- The paper introduces f-CLSWGAN, a GAN-based model that synthesizes discriminative CNN features for both seen and unseen classes.
- It significantly improves zero-shot and generalized zero-shot learning accuracies across benchmarks like CUB and FLO.
- The model enables flexible classifier training and sets a new standard for evaluating generative approaches in ZSL tasks.
Feature Generating Networks for Zero-Shot Learning
The paper "Feature Generating Networks for Zero-Shot Learning" presents a novel approach aimed at addressing the extreme data imbalance between seen and unseen classes in zero-shot learning (ZSL) and generalized zero-shot learning (GZSL) tasks. This imbalance poses significant challenges for existing state-of-the-art methods. The authors propose a solution through the use of generative adversarial networks (GANs) to synthesize CNN features conditioned on class-level semantic information, which enables the training of classifiers without requiring labeled examples from unseen classes.
Core Contributions
The paper makes several key contributions:
- Novel GAN Architecture: The authors introduce f-CLSWGAN, a conditional Wasserstein GAN combined with a classification loss. This model synthesizes discriminative CNN features for both seen and unseen classes.
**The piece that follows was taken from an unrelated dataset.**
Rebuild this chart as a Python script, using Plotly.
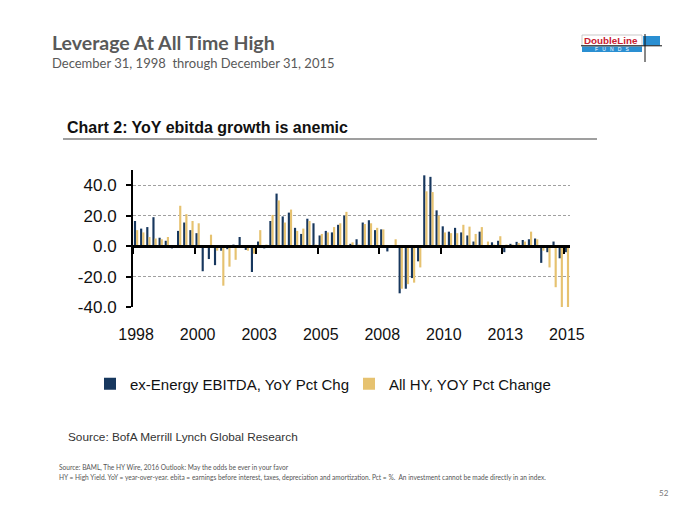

- Robust Performance: The model demonstrated superior accuracy across various ZSL and GZSL benchmarks, including CUB, FLO, SUN, AWA, and ImageNet.
- Generality and Flexibility: The proposed method is adaptable across different deep CNN features (e.g., GoogleNet, ResNet) and can incorporate various types of class-level auxiliary information (e.g., attributes, sentences, word embeddings).
Experimental Results
The empirical results support the efficacy of the proposed approach. The f-CLSWGAN model outperformed previous state-of-the-art models significantly in both ZSL and GZSL settings. For example, on the CUB dataset, the harmonic mean (H) measure improved from 34.4% to 49.7% in the GZSL setting. Similarly, on the FLO dataset, the ZSL top-1 accuracy increased from 53.4% to 71.2%.
Methodology Insights
Feature Generation
f-CLSWGAN Architecture:
- Generator (G): Takes random noise and class embeddings to generate synthetic CNN features.
- Discriminator (D): Distinguishes between real and generated features, optimizing the Wasserstein distance along with a gradient penalty.
- Classification Loss: Enhances the generator by enforcing the generated features to be discriminative.
The authors compared several GAN variants including f-GAN, f-WGAN, and f-CLSWGAN, finding that f-CLSWGAN consistently performed the best. Additionally, the model’s robustness was evaluated on different deep CNN architectures and class embeddings, demonstrating its general applicability.
Comparative Analysis
The paper includes comparisons with various baseline methods:
- DEVISE, SJE, LATEM, ESZSL, ALE: The proposed feature generation approach improved upon these methods by integrating synthetic CNN features, leading to better balanced and higher accuracies in GZSL settings.
- Softmax Classifier: The flexibility of f-CLSWGAN enabled the use of a softmax classifier, which was previously infeasible for GZSL tasks with non-synthetic data.
Practical and Theoretical Implications
The introduction of f-CLSWGAN has notable implications both practically and theoretically:
- Practical Impact:
- Data Imbalance Mitigation: By generating high-quality unseen class features, the model addresses the common issue of data imbalance in practical deployment scenarios.
- Flexible Classifier Training: It enables the training of various classifiers, including simple ones like softmax, which can now be used effectively in GZSL tasks.
- Theoretical Insights:
- Evaluation of Generative Models: The authors propose using GZSL tasks to evaluate generative models, providing an objective and quantitative measure of a generative model’s performance.
- Generative Model Comparisons: The experimental results indicate that GAN-based feature generation aligns with improvements seen through qualitative metrics, such as inception scores in image generation tasks.
Future Developments
Future research may explore several directions building upon this work:
- Enhanced Class Embeddings: Utilizing more sophisticated or hybrid class embeddings could further improve feature generation quality.
- Scalability and Efficiency: Optimizing the computational efficiency of GAN training for large-scale datasets could enhance practical deployment.
- Cross-domain Applications: Extending this approach to cross-domain ZSL tasks where the attributes or semantic information can significantly vary between domains.
In conclusion, this work represents an important advancement in zero-shot learning by leveraging generative adversarial networks to address training data imbalances, thereby enhancing classifier performance on unseen classes. The generalizable nature of f-CLSWGAN and its robust empirical performance underscore its potential for wide applicability in practical AI systems.